MJ sheepishly admitted that she realizes that she put me in an impossible situation.  Her want to control things (including what I do around the house and how the tasks are done) conflicted with her desire for me to do stuff without being told.

Finally, MJ said that she was getting the feeling like I was stalling our talk.  While I did ask for more time initially, I was not bringing it up in the past couple of weeks because I didn’t want MJ to feel like I was pushing her or rushing the situation.  She agreed that it made sense and that it was just a misfired communication on both our parts.

After that was cleared up, we talked about my desire to be a service sub and what that would mean.  I told her that I’m most happy when I’m doing stuff for her and when I see she is pleased with my work.  I need to be needed and when I am, I feel most fulfilled.

By the time we hashed out all of this, it was getting late so we decided to table the rest of the talk for this weekend.  MJ has a list of devotions and chores that she wants me to take on, my first step to once again becoming a 24/7 sub.  As a last gesture, MJ invited me back into her bed.

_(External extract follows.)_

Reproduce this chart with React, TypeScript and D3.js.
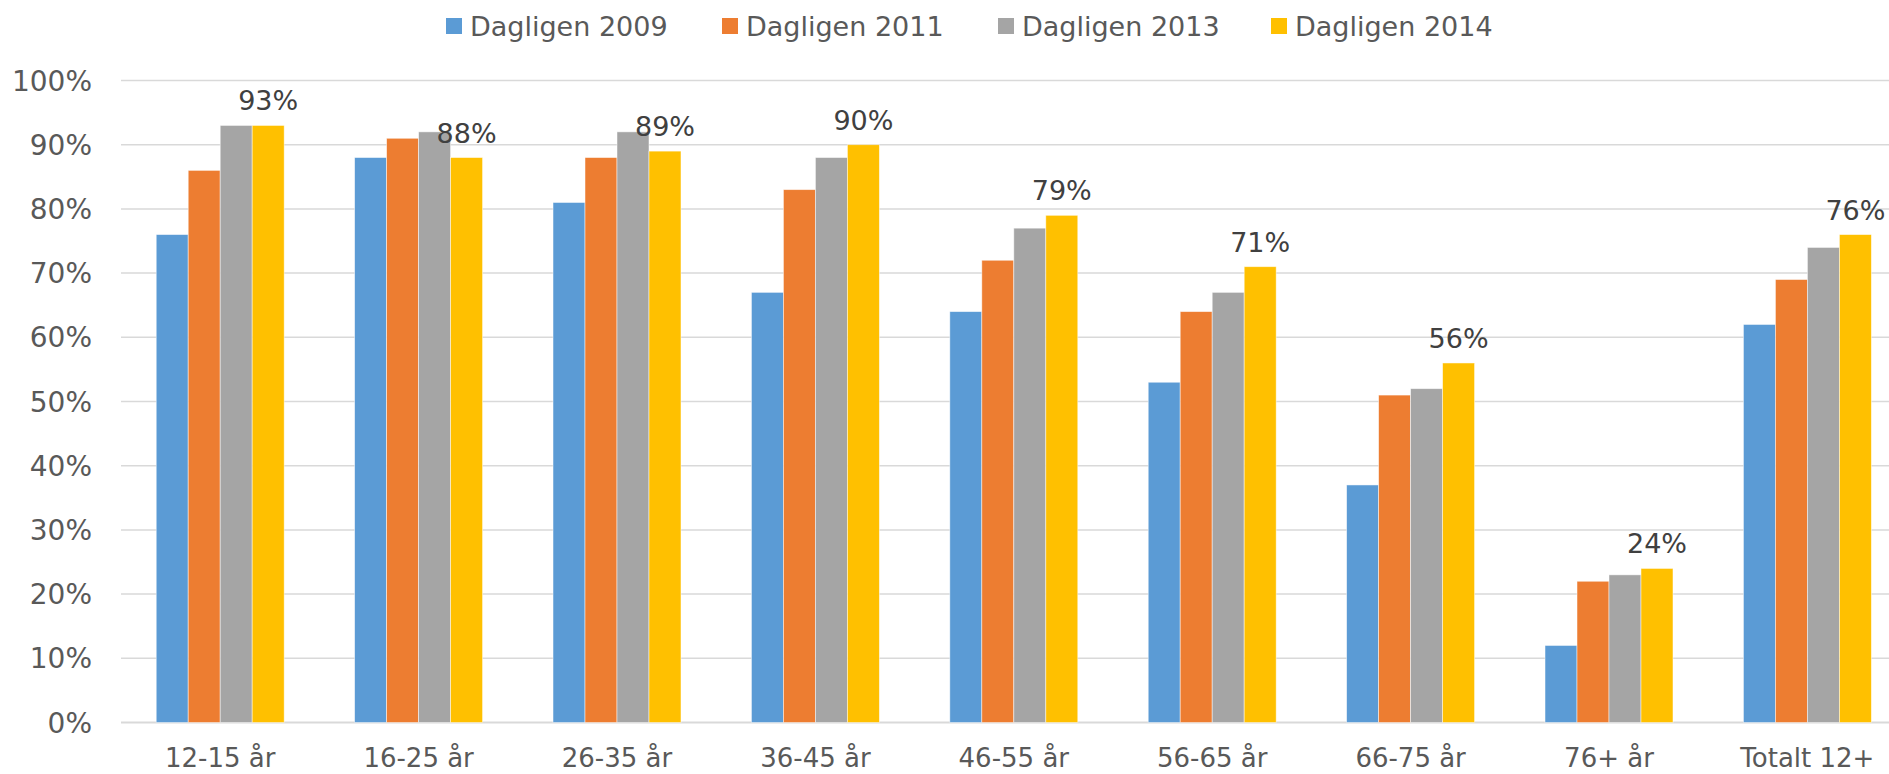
import { useEffect, useRef } from "react"
import * as d3 from "d3"

// categories and series
const categories = ["12-15 år", "16-25 år", "26-35 år", "36-45 år", "46-55 år", "56-65 år", "66-75 år", "76+ år", "Totalt 12+"]
const seriesNames = ["Dagligen 2009", "Dagligen 2011", "Dagligen 2013", "Dagligen 2014"]
const values2009 = [76, 88, 81, 67, 64, 53, 37, 12, 62]
const values2011 = [86, 91, 88, 83, 72, 64, 51, 22, 69]
const values2013 = [93, 92, 92, 88, 77, 67, 52, 23, 74]
const values2014 = [93, 88, 89, 90, 79, 71, 56, 24, 76]
const colors = ["#5b9bd5", "#ed7d31", "#a5a5a5", "#ffc000"]
const yTicks = [0, 10, 20, 30, 40, 50, 60, 70, 80, 90, 100]

const W = 1889
const H = 774

const App = () => {
  const svgRef = useRef<SVGSVGElement>(null)

  useEffect(() => {
    const svg = d3.select(svgRef.current)
    svg.selectAll("*").remove()

    const font = "'DejaVu Sans', Verdana, sans-serif"
    const allSeries = [values2009, values2011, values2013, values2014]

    const margin = { top: 80.5, left: 121, bottom: 722.5, right: 1906.6 }

    const x = d3.scaleBand<string>()
      .domain(categories)
      .range([margin.left, margin.right])
      .paddingInner(0.355)
      .paddingOuter(0.1775)

    const xs = d3.scaleBand<string>()
      .domain(seriesNames)
      .range([0, x.bandwidth()])

    const y = d3.scaleLinear().domain([0, 100]).range([margin.bottom, margin.top])

    // gridlines
    svg.append("g")
      .selectAll("line")
      .data(yTicks)
      .join("line")
      .attr("x1", margin.left)
      .attr("x2", margin.right)
      .attr("y1", d => y(d))
      .attr("y2", d => y(d))
      .attr("stroke", "#d9d9d9")
      .attr("stroke-width", d => (d === 0 ? 2 : 1.5))

    // y tick labels
    svg.append("g")
      .selectAll("text")
      .data(yTicks)
      .join("text")
      .attr("x", 92)
      .attr("y", d => y(d) + 10)
      .attr("text-anchor", "end")
      .attr("font-family", font)
      .attr("font-size", 28)
      .attr("fill", "#595959")
      .text(d => `${d}%`)

    // bars
    allSeries.forEach((vals, si) => {
      svg.append("g")
        .selectAll("rect")
        .data(vals)
        .join("rect")
        .attr("x", (d, i) => (x(categories[i]) ?? 0) + (xs(seriesNames[si]) ?? 0))
        .attr("y", d => y(d))
        .attr("width", xs.bandwidth())
        .attr("height", d => y(0) - y(d))
        .attr("fill", colors[si])
        .attr("stroke", "#ffffff")
        .attr("stroke-opacity", 0.6)
        .attr("stroke-width", 0.8)
    })

    // data labels on 2014 series
    svg.append("g")
      .selectAll("text")
      .data(values2014)
      .join("text")
      .attr("x", (d, i) => (x(categories[i]) ?? 0) + (xs(seriesNames[3]) ?? 0) + xs.bandwidth() / 2)
      .attr("y", d => y(d) - 15)
      .attr("text-anchor", "middle")
      .attr("font-family", font)
      .attr("font-size", 27)
      .attr("fill", "#404040")
      .text(d => `${d}%`)

    // category labels
    svg.append("g")
      .selectAll("text")
      .data(categories)
      .join("text")
      .attr("x", d => (x(d) ?? 0) + x.bandwidth() / 2)
      .attr("y", 767)
      .attr("text-anchor", "middle")
      .attr("font-family", font)
      .attr("font-size", 26)
      .attr("fill", "#595959")
      .text(d => d)

    // legend
    const legendX = [446, 722, 998, 1271]
    const legend = svg.append("g")
      .selectAll("g")
      .data(seriesNames)
      .join("g")
      .attr("transform", (d, i) => `translate(${legendX[i]}, 0)`)

    legend.append("rect")
      .attr("x", 0)
      .attr("y", 18)
      .attr("width", 16)
      .attr("height", 16)
      .attr("fill", (d, i) => colors[i])

    legend.append("text")
      .attr("x", 24)
      .attr("y", 35.5)
      .attr("font-family", font)
      .attr("font-size", 27)
      .attr("fill", "#595959")
      .text(d => d)
  }, [])

  return (
    <svg
      ref={svgRef}
      width={W}
      height={H}
      style={{ position: "absolute", left: 0, top: 0, background: "#fff" }}
    />
  )
}

export default App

Today, I’m feeling better about our relationship and am kinda shocked that I hit such a low point yesterday.  I was really feeling betrayed and deeply hurt which in turn made me feel hopeless, partly because I was afraid that a Femdom marriage was just some crazy pipe dream which could never become a reality. 

Fortunately, I was wrong and things look like they are going to be okay.  I need to get better about confronting MJ when I am feeling this way because all of this could have been solved with a short conversation rather than blowing up into the situation that occurred. 

I thankfully have a fantastic and loving wife who deep down understands my needs and is trying to help me fulfill them.

1 Comment so far

  1. Maitresse Kaysee August 5th, 2008 11:34 am

    Hey there - I’ve been reading your blogs for a while now and I just want to tell you that this was something I struggled with in My early Domme days as well. I just couldn’t grasp the concept of somebody actually being fully filled with the desire to serve Me.

    Suffice it to say that “I get it now!!” I actually have three slaves who desire nothing more than to meet My needs. What I finally “get” is that, in allowing them to do so, I am meeting a very base need in their lives as well so it’s beneficial for all.

    I’m glad to see that the two of you are working through this and I wish the very best for both of you!